90% of everything around you is transported by cargo vessels. So it’s not surprising that shipping is responsible for 3% of global C02 emissions. This needs to become more sustainable. That’s why TU Delft is launching a new research programme on 31 October to explore the possibilities of wind-assisted propulsion for cargo vessels. The aim is to reduce fuel consumption by 30%.
’In this research programme, we’re actually going back to the classic notion of a sail,’ says Albert Rijkens, coordinator of the project. In other words, the wind is not used to generate energy, but to propel the ship directly. ’Instead of sails, we now use rotating steel rotors that exert a propulsive force on the ship by means of an aerodynamic effect.’ Of course, wind on its own is not enough to propel a large ship, that’s why the projects looks at wind-assisted propulsion. This saves fuel and, more importantly, reduces C02 emissions.
Aligning vessel and sail
According to Rijkens, there are already around 30 vessels using wind-assisted propulsion worldwide. ’It’s an emerging market. For a long time vessels were exempt from emission regulations.

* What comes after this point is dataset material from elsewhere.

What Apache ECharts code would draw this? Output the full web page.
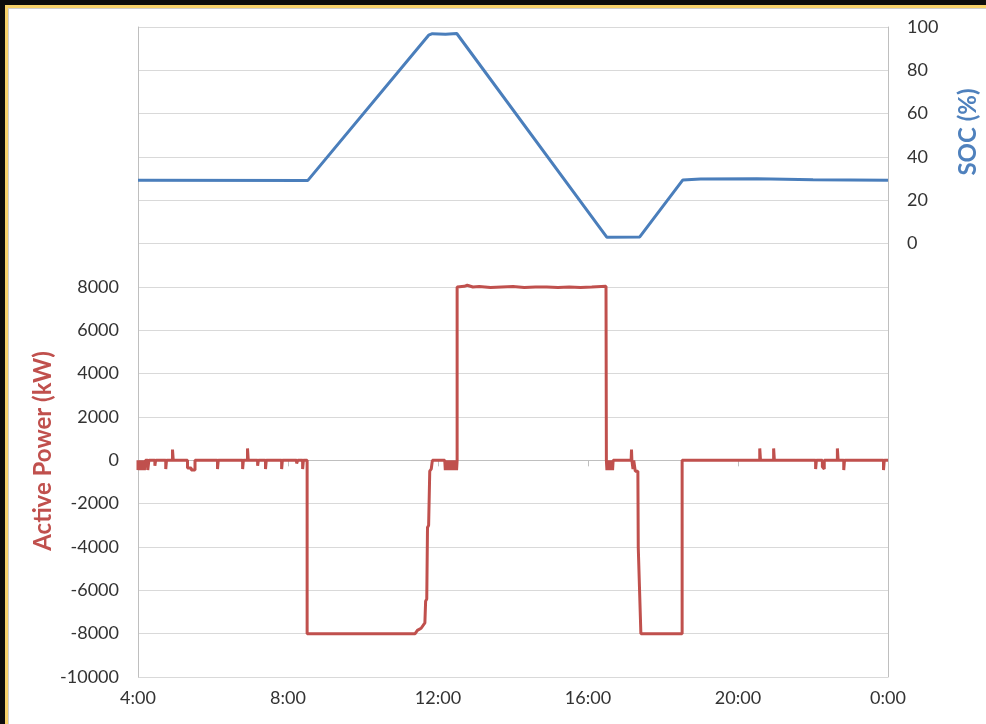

Until the beginning of this year. So there’s a need for technology that makes shipping more sustainable.’ The vessels on the market today are essentially prototypes. The auxiliary sails have been fitted to existing cargo ships.
’Development is now a trial-and-error process. Our new research programme aims to make it more professional and align the auxiliary sails with the vessels. We want to explore what ship designs should look like in the future for a genuinely integrated overall solution.’ The fuel reduction of existing prototypes is now around 10%, but Rijkens believes it could eventually reach 30%.
Towing tank and wind tunnel
The programme is a collaboration between the faculties of Mechanical, Maritime and Materials Engineering ( 3mE ) and Aerospace Engineering. AE is responsible for rotor performance experiments in the wind tunnel. At 3mE, new hull shapes and keel designs are tested in the towing tank to convert the force on the rotors into a propulsive force as efficiently as possible under water.
Rijkens: ’The forces from the rotors cause the ship to drift and start to list. This change in position creates a complex flow of water around the hull. To measure this, small floating particles in the towing tank are illuminated with a powerful laser, making them visible to cameras in the measurement setup. These camera images can be used to accurately map the entire flow around the ship. This is then used to check the results of computer simulations.’
The official launch of the four-year Wind Assisted Ship Propulsion (WASP) research programme will take place on 31 October. The programme will receive a financial injection of 4 million euros from the Bijlboegfonds. The first measurements in the towing tank have now been completed. A number of research proposals in collaboration with departments from the 3mE and AE faculties are currently being finalised. More information on these research projects will soon be available on the WASP website.